= SHORT TASK =
Repeat what the lines below say, word for word, and skip every image.

= MATERIAL PROVIDED =
(begin)

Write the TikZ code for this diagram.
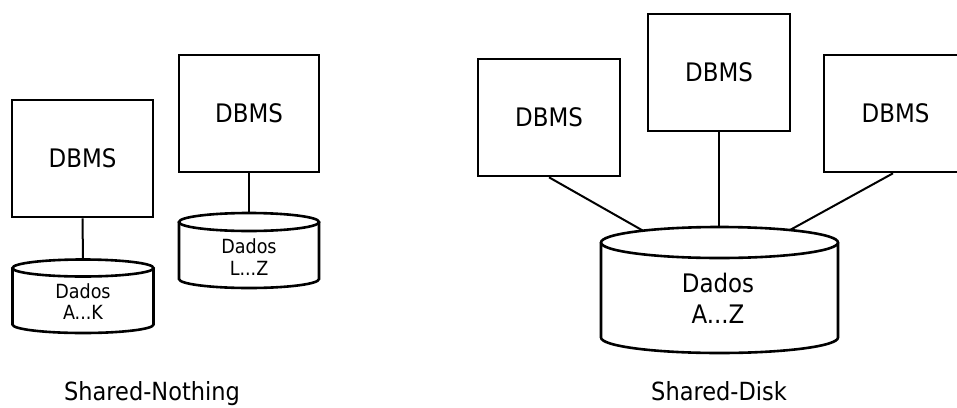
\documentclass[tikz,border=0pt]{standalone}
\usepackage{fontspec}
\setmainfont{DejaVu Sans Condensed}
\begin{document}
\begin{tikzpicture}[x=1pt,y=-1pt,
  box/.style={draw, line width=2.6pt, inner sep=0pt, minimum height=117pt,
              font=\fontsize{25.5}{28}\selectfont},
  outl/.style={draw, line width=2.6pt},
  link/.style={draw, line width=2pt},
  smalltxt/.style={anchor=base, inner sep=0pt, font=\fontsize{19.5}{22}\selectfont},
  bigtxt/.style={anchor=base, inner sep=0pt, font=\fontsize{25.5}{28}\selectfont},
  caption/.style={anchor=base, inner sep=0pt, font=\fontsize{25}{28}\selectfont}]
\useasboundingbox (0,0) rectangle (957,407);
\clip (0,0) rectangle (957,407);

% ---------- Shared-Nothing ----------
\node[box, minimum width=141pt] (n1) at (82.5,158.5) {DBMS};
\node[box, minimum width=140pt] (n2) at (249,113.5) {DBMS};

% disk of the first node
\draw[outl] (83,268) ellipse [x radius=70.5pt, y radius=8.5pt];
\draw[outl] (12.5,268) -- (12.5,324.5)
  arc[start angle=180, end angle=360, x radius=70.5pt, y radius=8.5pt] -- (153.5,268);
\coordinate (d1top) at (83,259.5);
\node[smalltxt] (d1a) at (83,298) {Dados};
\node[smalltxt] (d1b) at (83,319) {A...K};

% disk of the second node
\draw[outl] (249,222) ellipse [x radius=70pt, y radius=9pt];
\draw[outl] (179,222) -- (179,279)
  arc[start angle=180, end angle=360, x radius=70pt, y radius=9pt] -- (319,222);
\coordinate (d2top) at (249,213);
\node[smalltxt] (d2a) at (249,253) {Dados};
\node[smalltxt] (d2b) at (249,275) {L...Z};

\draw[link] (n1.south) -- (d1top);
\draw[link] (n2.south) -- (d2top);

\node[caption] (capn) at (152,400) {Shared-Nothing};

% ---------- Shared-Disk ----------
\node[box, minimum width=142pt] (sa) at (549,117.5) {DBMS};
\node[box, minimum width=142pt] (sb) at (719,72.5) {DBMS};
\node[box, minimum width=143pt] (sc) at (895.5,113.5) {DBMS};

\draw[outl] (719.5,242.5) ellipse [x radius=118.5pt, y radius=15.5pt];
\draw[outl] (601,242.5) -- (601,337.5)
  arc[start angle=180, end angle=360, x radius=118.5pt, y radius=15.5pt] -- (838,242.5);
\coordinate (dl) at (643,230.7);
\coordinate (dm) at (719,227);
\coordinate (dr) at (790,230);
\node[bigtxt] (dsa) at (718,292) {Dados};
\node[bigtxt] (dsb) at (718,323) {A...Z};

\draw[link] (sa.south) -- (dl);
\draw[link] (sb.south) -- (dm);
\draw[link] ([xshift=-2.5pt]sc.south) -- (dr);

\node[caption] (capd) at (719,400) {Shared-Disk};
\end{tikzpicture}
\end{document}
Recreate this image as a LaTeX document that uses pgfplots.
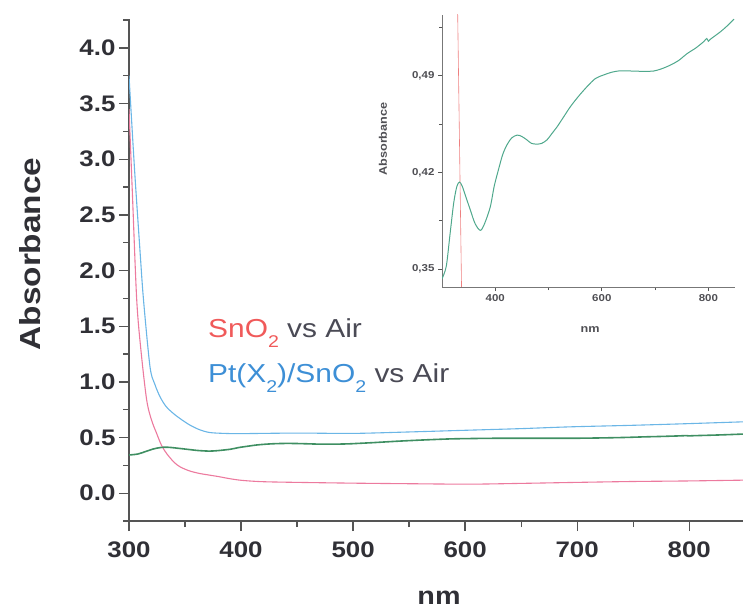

(end)

= WRITTEN REPLY =
Write the TikZ code for this diagram.
\documentclass[tikz,border=0pt]{standalone}
\usepackage{fontspec}
\setmainfont{DejaVu Sans Condensed}
\begin{document}
\begin{tikzpicture}[x=1pt,y=-1pt,
  box/.style={draw, line width=2.6pt, inner sep=0pt, minimum height=117pt,
              font=\fontsize{25.5}{28}\selectfont},
  outl/.style={draw, line width=2.6pt},
  link/.style={draw, line width=2pt},
  smalltxt/.style={anchor=base, inner sep=0pt, font=\fontsize{19.5}{22}\selectfont},
  bigtxt/.style={anchor=base, inner sep=0pt, font=\fontsize{25.5}{28}\selectfont},
  caption/.style={anchor=base, inner sep=0pt, font=\fontsize{25}{28}\selectfont}]
\useasboundingbox (0,0) rectangle (957,407);
\clip (0,0) rectangle (957,407);

% ---------- Shared-Nothing ----------
\node[box, minimum width=141pt] (n1) at (82.5,158.5) {DBMS};
\node[box, minimum width=140pt] (n2) at (249,113.5) {DBMS};

% disk of the first node
\draw[outl] (83,268) ellipse [x radius=70.5pt, y radius=8.5pt];
\draw[outl] (12.5,268) -- (12.5,324.5)
  arc[start angle=180, end angle=360, x radius=70.5pt, y radius=8.5pt] -- (153.5,268);
\coordinate (d1top) at (83,259.5);
\node[smalltxt] (d1a) at (83,298) {Dados};
\node[smalltxt] (d1b) at (83,319) {A...K};

% disk of the second node
\draw[outl] (249,222) ellipse [x radius=70pt, y radius=9pt];
\draw[outl] (179,222) -- (179,279)
  arc[start angle=180, end angle=360, x radius=70pt, y radius=9pt] -- (319,222);
\coordinate (d2top) at (249,213);
\node[smalltxt] (d2a) at (249,253) {Dados};
\node[smalltxt] (d2b) at (249,275) {L...Z};

\draw[link] (n1.south) -- (d1top);
\draw[link] (n2.south) -- (d2top);

\node[caption] (capn) at (152,400) {Shared-Nothing};

% ---------- Shared-Disk ----------
\node[box, minimum width=142pt] (sa) at (549,117.5) {DBMS};
\node[box, minimum width=142pt] (sb) at (719,72.5) {DBMS};
\node[box, minimum width=143pt] (sc) at (895.5,113.5) {DBMS};

\draw[outl] (719.5,242.5) ellipse [x radius=118.5pt, y radius=15.5pt];
\draw[outl] (601,242.5) -- (601,337.5)
  arc[start angle=180, end angle=360, x radius=118.5pt, y radius=15.5pt] -- (838,242.5);
\coordinate (dl) at (643,230.7);
\coordinate (dm) at (719,227);
\coordinate (dr) at (790,230);
\node[bigtxt] (dsa) at (718,292) {Dados};
\node[bigtxt] (dsb) at (718,323) {A...Z};

\draw[link] (sa.south) -- (dl);
\draw[link] (sb.south) -- (dm);
\draw[link] ([xshift=-2.5pt]sc.south) -- (dr);

\node[caption] (capd) at (719,400) {Shared-Disk};
\end{tikzpicture}
\end{document}
Recreate this image as a LaTeX document that uses pgfplots.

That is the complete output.